* BEGIN *
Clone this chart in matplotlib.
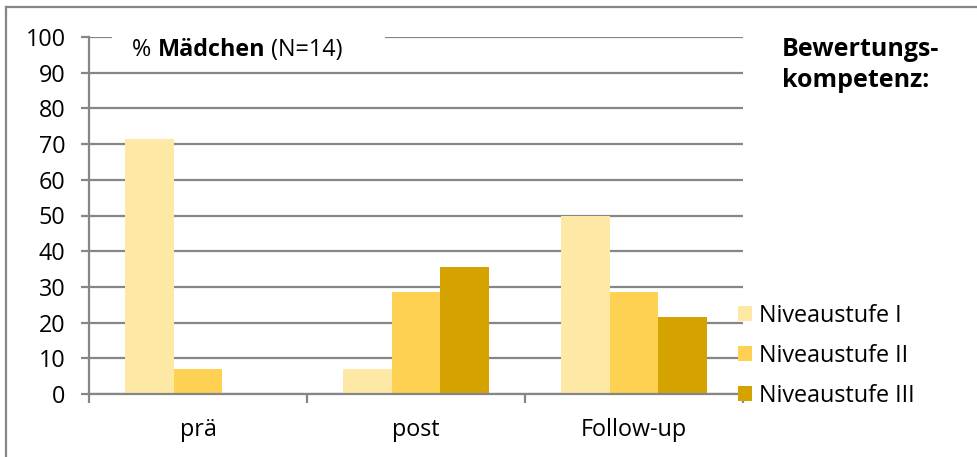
import matplotlib.pyplot as plt
from matplotlib.lines import Line2D
from matplotlib.patches import Rectangle
from matplotlib.text import Annotation
import numpy as np

plt.rcParams['font.family'] = ['Open Sans', 'DejaVu Sans']

# Anteile in Prozent, N=14 Mädchen
zeitpunkte = ['prä', 'post', 'Follow-up']
stufe_1 = [71.43, 7.14, 50.0]
stufe_2 = [7.14, 28.57, 28.57]
stufe_3 = [0.0, 35.71, 21.43]
labels = ['Niveaustufe I', 'Niveaustufe II', 'Niveaustufe III']
farben = ['#FEE8A5', '#FED152', '#D4A300']

W, H = 977, 457
fig = plt.figure(figsize=(W / 100, H / 100), dpi=100)
ax = fig.add_axes([89 / W, 1 - 394 / H, (743 - 89) / W, (394 - 37) / H])

grau = '#868686'
fs = 16.8

x = np.arange(len(zeitpunkte))
w = 0.223
for i, (werte, farbe, lab) in enumerate(zip([stufe_1, stufe_2, stufe_3], farben, labels)):
    ax.bar(x + (i - 1) * w, werte, width=w, color=farbe, label=lab, zorder=2)

ax.set_xlim(-0.5, 2.5)
ax.set_ylim(0, 100)
ax.set_yticks(range(0, 101, 10))
ax.set_xticks(x)
ax.set_xticklabels(zeitpunkte)
ax.set_xticks([-0.5, 0.5, 1.5, 2.5], minor=True)

ax.yaxis.grid(True, color=grau, linewidth=1.6, zorder=1)
ax.set_axisbelow(True)
for s in ['top', 'right']:
    ax.spines[s].set_visible(False)
for s in ['left', 'bottom']:
    ax.spines[s].set_color(grau)
    ax.spines[s].set_linewidth(1.6)

ax.tick_params(axis='y', length=5.8, width=1.6, color=grau, pad=11, labelsize=fs)
ax.tick_params(axis='x', which='major', length=0, pad=17, labelsize=fs)
ax.tick_params(axis='x', which='minor', length=6.5, width=1.6, color=grau)

# Rahmen des Diagramms (oben und links)
fig.add_artist(Line2D([6 / W, 6 / W], [0, 1 - 7 / H], color=grau, linewidth=1.6))
fig.add_artist(Line2D([6 / W, 1], [1 - 7 / H, 1 - 7 / H], color=grau, linewidth=1.6))

# Titelfeld über der obersten Gitterlinie
fig.add_artist(Rectangle((112 / W, 1 - 64 / H), (385 - 112) / W, 38 / H,
                         facecolor='white', edgecolor='none', zorder=3))
t1 = fig.text(132 / W, 1 - 62 / H, '% ', fontsize=fs, va='bottom', zorder=4)
t2 = fig.add_artist(Annotation('Mädchen', xy=(1, 0), xycoords=t1, fontsize=fs,
                               fontweight='bold', va='bottom', ha='left', zorder=4))
t3 = fig.add_artist(Annotation(' (N=14)', xy=(1, 0), xycoords=t2, fontsize=fs,
                               va='bottom', ha='left', zorder=4))

fig.text(782 / W, 1 - 37 / H, 'Bewertungs-\nkompetenz:', fontsize=18, fontweight='bold',
         va='top', ha='left', linespacing=1.33)

fig.legend(loc='center left', bbox_to_anchor=(738 / W, 1 - 356 / H), frameon=False,
           fontsize=fs, handlelength=0.62, handleheight=0.62, handletextpad=0.3,
           labelspacing=0.68, borderaxespad=0, borderpad=0)

fig.savefig('out.png', dpi=100)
* END *
-- TASK PROMPT --
From the listing above, copy all lines holding the word "matplotlib".

-- RESPONSE TO THIS EXERCISE --
Clone this chart in matplotlib.
import matplotlib.pyplot as plt
from matplotlib.lines import Line2D
from matplotlib.patches import Rectangle
from matplotlib.text import Annotation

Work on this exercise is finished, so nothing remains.